Step 3: Detailed Explanation
1. Parameters and parametric points: The ellipse is $\frac{x^2}{9}+\frac{y^2}{4}=1$. So, $a^2=9 \implies a=3$ and $b^2=4 \implies b=2$. The auxiliary circle is $x^2+y^2=a^2=9$. Let P be a point on the ellipse with eccentric angle $\phi$. The coordinates of P are $(3\cos\phi, 2\sin\phi)$. The perpendicular from P to the major axis (the x-axis) is the line $x=3\cos\phi$. This line intersects the auxiliary circle $x^2+y^2=9$ at the point Q. Substituting $x=3\cos\phi$ gives $(3\cos\phi)^2+y^2=9 \implies 9\cos^2\phi+y^2=9 \implies y^2=9(1-\cos^2\phi)=9\sin^2\phi \implies y=\pm 3\sin\phi$. The point Q corresponding to P has the same eccentric angle, so its coordinates are $(3\cos\phi, 3\sin\phi)$. 2. Equation of normal to the ellipse at P: The standard equation of the normal to the ellipse $\frac{x^2}{a^2}+\frac{y^2}{b^2}=1$ at $(a\cos\phi, b\sin\phi)$ is $ax\sec\phi - by\csc\phi = a^2-b^2$. For our ellipse, this becomes: \[ 3x\sec\phi - 2y\csc\phi = 9-4 = 5 \] \[ \frac{3x}{\cos\phi} - \frac{2y}{\sin\phi} = 5 \quad \text{(Equation 1)} \] 3. Equation of normal to the auxiliary circle at Q: The normal to any circle passes through its center.

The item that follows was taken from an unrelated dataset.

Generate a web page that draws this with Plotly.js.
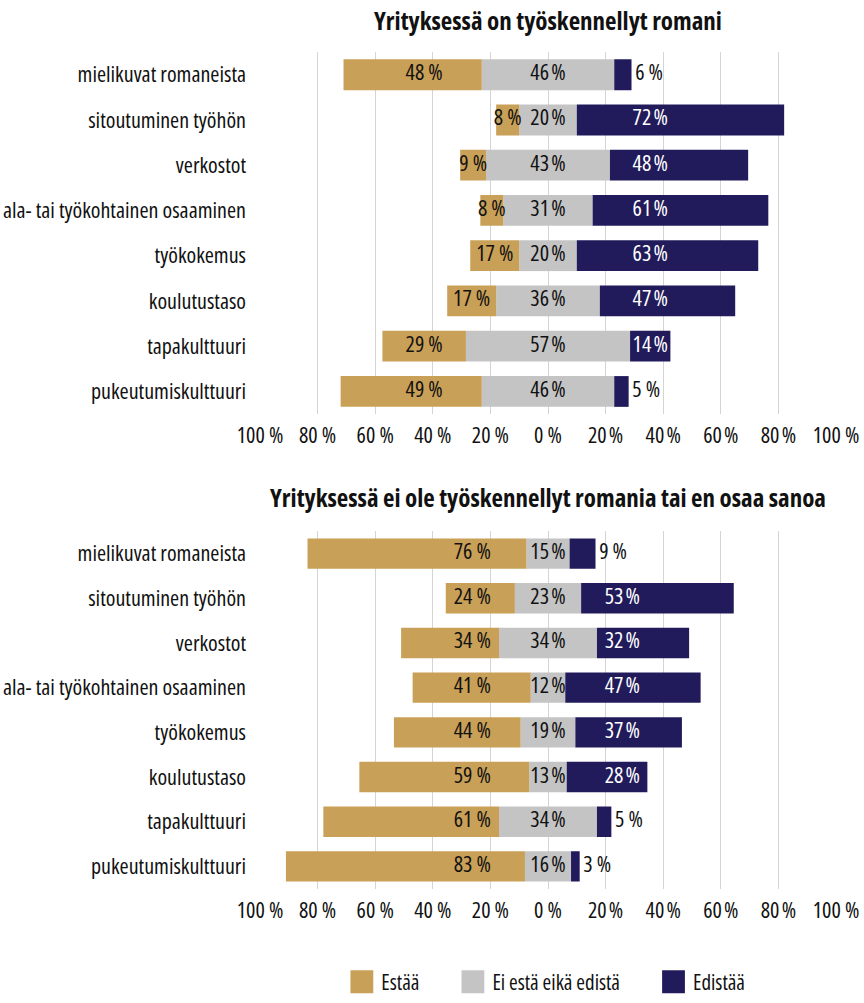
<!DOCTYPE html>
<html>
<head>
<meta charset="utf-8">
<script src="https://cdn.plot.ly/plotly-3.0.1.min.js"></script>
<style>
  html, body { margin: 0; padding: 0; background: #ffffff; }
  #chart { width: 864px; height: 1003px; }
  text { font-stretch: 75%; }
  .legendpoints path { transform: translate(48.5px, 0px) scale(1.9); }
</style>
</head>
<body>
<div id="chart"></div>
<script>
// ---------- data ----------
const categories = [
  'mielikuvat romaneista',
  'sitoutuminen työhön',
  'verkostot',
  'ala- tai työkohtainen osaaminen',
  'työkokemus',
  'koulutustaso',
  'tapakulttuuri',
  'pukeutumiskulttuuri'
];
const seriesNames = ['Estää', 'Ei estä eikä edistä', 'Edistää'];

const topTitle = 'Yrityksessä on työskennellyt romani';
const topEstaa    = [48, 8, 9, 8, 17, 17, 29, 49];
const topNeutral  = [46, 20, 43, 31, 20, 36, 57, 46];
const topEdistaa  = [6, 72, 48, 61, 63, 47, 14, 5];

const bottomTitle = 'Yrityksessä ei ole työskennellyt romania tai en osaa sanoa';
const bottomEstaa   = [76, 24, 34, 41, 44, 59, 61, 83];
const bottomNeutral = [15, 23, 34, 12, 19, 13, 34, 16];
const bottomEdistaa = [9, 53, 32, 47, 37, 28, 5, 3];

const tickVals = [-100, -80, -60, -40, -20, 0, 20, 40, 60, 80, 100];
const tickText = ['100 %', '80 %', '60 %', '40 %', '20 %', '0 %', '20\u200A%', '40\u200A%', '60\u200A%', '80\u200A%', '100 %'];

// ---------- style ----------
const FONT = '"Open Sans", "DejaVu Sans Condensed", sans-serif';
const FS = 22;
const C_EST = '#C9A057';
const C_NEU = '#C4C4C4';
const C_EDI = '#211B5B';
const TXT = '#111111';
const BARW = 0.68;

// label placement rules per panel (in axis units)
const panels = [
  { est: topEstaa, neu: topNeutral, edi: topEdistaa, xa: 'x', ya: 'y',
    estLabel: c => Math.max(c, -43), ediLabel: 35.5 },
  { est: bottomEstaa, neu: bottomNeutral, edi: bottomEdistaa, xa: 'x2', ya: 'y2',
    estLabel: c => -26.3, ediLabel: 25.8 }
];

const pct = v => v + ' %';
const pctThin = v => v + '\u200A%';

const traces = [];
panels.forEach((p, k) => {
  const first = k === 0;
  const neuL = p.neu.map(v => -v / 2);
  const neuR = p.neu.map(v => v / 2);
  const estX = p.est.map(v => -v);
  const common = { type: 'bar', orientation: 'h', y: categories, xaxis: p.xa, yaxis: p.ya,
                   width: BARW, hoverinfo: 'skip', textposition: 'none' };
  traces.push(Object.assign({}, common, { name: seriesNames[1], x: neuL,
    marker: { color: C_NEU, line: { width: 0 } }, legendgroup: 'n', showlegend: first, legendrank: 2 }));
  traces.push(Object.assign({}, common, { name: seriesNames[0], x: estX,
    marker: { color: C_EST, line: { width: 0 } }, legendgroup: 'e', showlegend: first, legendrank: 1 }));
  traces.push(Object.assign({}, common, { name: seriesNames[1], x: neuR,
    marker: { color: C_NEU, line: { width: 0 } }, legendgroup: 'n', showlegend: false }));
  traces.push(Object.assign({}, common, { name: seriesNames[2], x: p.edi,
    marker: { color: C_EDI, line: { width: 0 } }, legendgroup: 'd', showlegend: first, legendrank: 3 }));

  // labels
  const estCenters = p.est.map((v, i) => -(p.neu[i] / 2) - v / 2);
  traces.push({
    type: 'scatter', mode: 'text', xaxis: p.xa, yaxis: p.ya, y: categories,
    x: estCenters.map(c => p.estLabel(c)),
    text: p.est.map(pct), textposition: 'middle center',
    textfont: { family: FONT, size: FS, color: TXT },
    showlegend: false, hoverinfo: 'skip', cliponaxis: false
  });
  traces.push({
    type: 'scatter', mode: 'text', xaxis: p.xa, yaxis: p.ya, y: categories,
    x: p.neu.map((v, i) => (neuL[i] + neuR[i]) / 2),
    text: p.neu.map(pctThin), textposition: 'middle center',
    textfont: { family: FONT, size: FS, color: TXT },
    showlegend: false, hoverinfo: 'skip', cliponaxis: false
  });
  const small = p.edi.map(v => v < 10);
  traces.push({
    type: 'scatter', mode: 'text', xaxis: p.xa, yaxis: p.ya, y: categories,
    x: p.edi.map((v, i) => small[i] ? neuR[i] + v : p.ediLabel),
    text: p.edi.map((v, i) => small[i] ? '\u2009' + pct(v) : pctThin(v)),
    textposition: small.map(s => s ? 'middle right' : 'middle center'),
    textfont: { family: FONT, size: FS, color: small.map(s => s ? TXT : '#FFFFFF') },
    showlegend: false, hoverinfo: 'skip', cliponaxis: false
  });
});

const H = 1003;
const xaxisBase = {
  range: [-100, 100], tickvals: tickVals, ticktext: tickText,
  showgrid: true, gridcolor: '#D4D4D4', gridwidth: 1, zeroline: false, showline: false,
  ticks: '', ticklabelstandoff: 6, tickfont: { family: FONT, size: FS, color: TXT },
  fixedrange: true
};
const yaxisBase = {
  type: 'category', categoryorder: 'array', categoryarray: categories,
  range: [categories.length - 0.5, -0.5], showgrid: false, zeroline: false, showline: false,
  ticks: '', ticklabelstandoff: 13, tickfont: { family: FONT, size: FS, color: TXT },
  fixedrange: true
};

const layout = {
  width: 864, height: H,
  margin: { l: 260, r: 28, t: 0, b: 0 },
  paper_bgcolor: '#ffffff', plot_bgcolor: '#ffffff',
  barmode: 'relative',
  font: { family: FONT, color: TXT },
  xaxis: Object.assign({}, xaxisBase, { anchor: 'y' }),
  yaxis: Object.assign({}, yaxisBase, { domain: [1 - 417 / H, 1 - 52.5 / H], anchor: 'x' }),
  xaxis2: Object.assign({}, xaxisBase, { anchor: 'y2' }),
  yaxis2: Object.assign({}, yaxisBase, { domain: [1 - 895 / H, 1 - 535 / H], anchor: 'x2' }),
  annotations: [
    { text: '<b>' + topTitle + '</b>', xref: 'paper', yref: 'paper', x: 0.5, y: 1 - 20 / H,
      xanchor: 'center', yanchor: 'middle', showarrow: false,
      font: { family: FONT, size: 25, color: TXT } },
    { text: '<b>' + bottomTitle + '</b>', xref: 'paper', yref: 'paper', x: 0.5, y: 1 - 500 / H,
      xanchor: 'center', yanchor: 'middle', showarrow: false,
      font: { family: FONT, size: 25, color: TXT } }
  ],
  showlegend: true,
  legend: { orientation: 'h', x: 0.472, xanchor: 'center', y: 1 - 989 / H, yanchor: 'middle',
            itemwidth: 58,
            font: { family: FONT, size: 21, color: TXT }, traceorder: 'normal',
            itemclick: false, itemdoubleclick: false }
};

Plotly.newPlot('chart', traces, layout, { displayModeBar: false, staticPlot: true });
</script>
</body>
</html>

The auxiliary circle $x^2+y^2=9$ has its center at the origin (0,0). So, the normal at Q$(3\cos\phi, 3\sin\phi)$ is the line passing through Q and the origin. Its equation is $y = \left(\frac{3\sin\phi}{3\cos\phi}\right)x \implies y = (\tan\phi)x$. 4. Find the locus of the intersection point R(h,k): Let R(h,k) be the point of intersection. Its coordinates must satisfy both normal equations. From the circle's normal equation: $k = (\tan\phi)h \implies \frac{k}{h} = \tan\phi = \frac{\sin\phi}{\cos\phi}$. This means $\sin\phi$ is proportional to $k$ and $\cos\phi$ is proportional to $h$. Let $\sin\phi = k\lambda$ and $\cos\phi = h\lambda$. Using $\cos^2\phi+\sin^2\phi=1$, we get $(h\lambda)^2+(k\lambda)^2=1 \implies \lambda^2(h^2+k^2)=1 \implies \lambda = \frac{1}{\sqrt{h^2+k^2}}$. So, $\cos\phi = \frac{h}{\sqrt{h^2+k^2}}$ and $\sin\phi = \frac{k}{\sqrt{h^2+k^2}}$. Now substitute these into the ellipse's normal equation (Equation 1) with $(x,y)=(h,k)$: \[ \frac{3h}{\cos\phi} - \frac{2k}{\sin\phi} = 5 \] \[ \frac{3h}{h/\sqrt{h^2+k^2}} - \frac{2k}{k/\sqrt{h^2+k^2}} = 5 \] \[ 3\sqrt{h^2+k^2} - 2\sqrt{h^2+k^2} = 5 \] \[ \sqrt{h^2+k^2} = 5 \] Squaring both sides: \[ h^2+k^2 = 25 \] Replacing $(h,k)$ with $(x,y)$ gives the locus. Step 4: Final Answer
The equation of the locus of R is $x^2+y^2=25$.